* To develop technology for both companies
* Will keep brands separate
* Volvo biggest Chinese overseas auto investment
BEIJING/STOCKHOLM, Feb 20 (Reuters) - Chinese car group Geely and its Swedish brand Volvo will set up a joint research and development centre in Sweden to produce technology for new cars.
Geely chairman Li Shufu said the centre, based in Volvo’s western Swedish hometown of Gothenburg, would help Geely improve the quality of its cars.
“However, the sharing of knowledge and technology has to be done without jeopardising brand integrity and individual product development,” Li said.
Geely, whose investment in Volvo is the biggest Chinese overseas auto investment, is stronger in the mass segment in China, while the Volvo brand is aimed at the premium market.
Volvo has a had patchy record since Geely bought it from Ford Motor Co in 2012. Sales rose in 2011, but a recession in Europe and slowing sales in China pushed it into a loss for the first half of last year.
Internal disagreements also led to the ouster of the chief executive last year and to the appointment of Hakan Samuelsson as chief.
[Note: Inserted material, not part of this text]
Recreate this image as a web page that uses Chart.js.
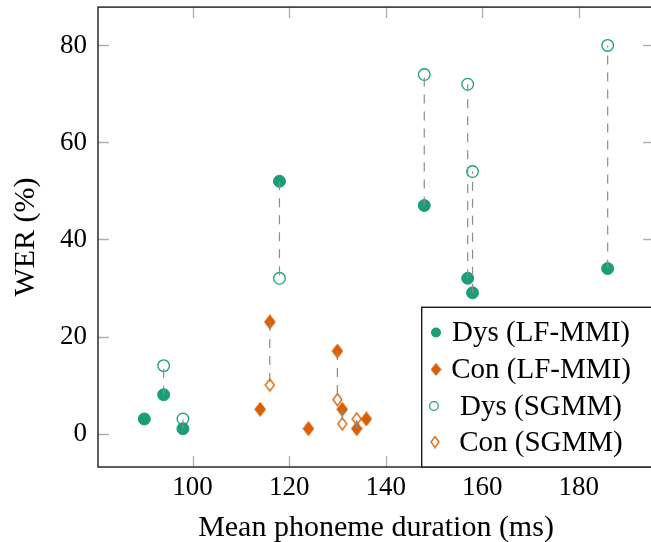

The new R&D centre will employ about 200 full-time engineers from Sweden and China and develop a new modular architecture and components for new cars in the compact car class.
The companies said the new centre would bring cost savings in terms of development and economies of scale.
The head of the centre, Mats Fagerhag, did not go into detail on a conference call, other than to say most of the savings would likely come “on the material side”, meaning Geely and Volvo can share components and use Geely’s supply chain in China, where costs are cheaper.
Fagerhag said it was too early to say which components are going to be shared.
Peter Mertens, senior vice president of R&D at Volvo Cars, said on the call that the technology resulting from the joint effort would yield differentiated platforms, with no compromise in Volvo’s higher safety requirements.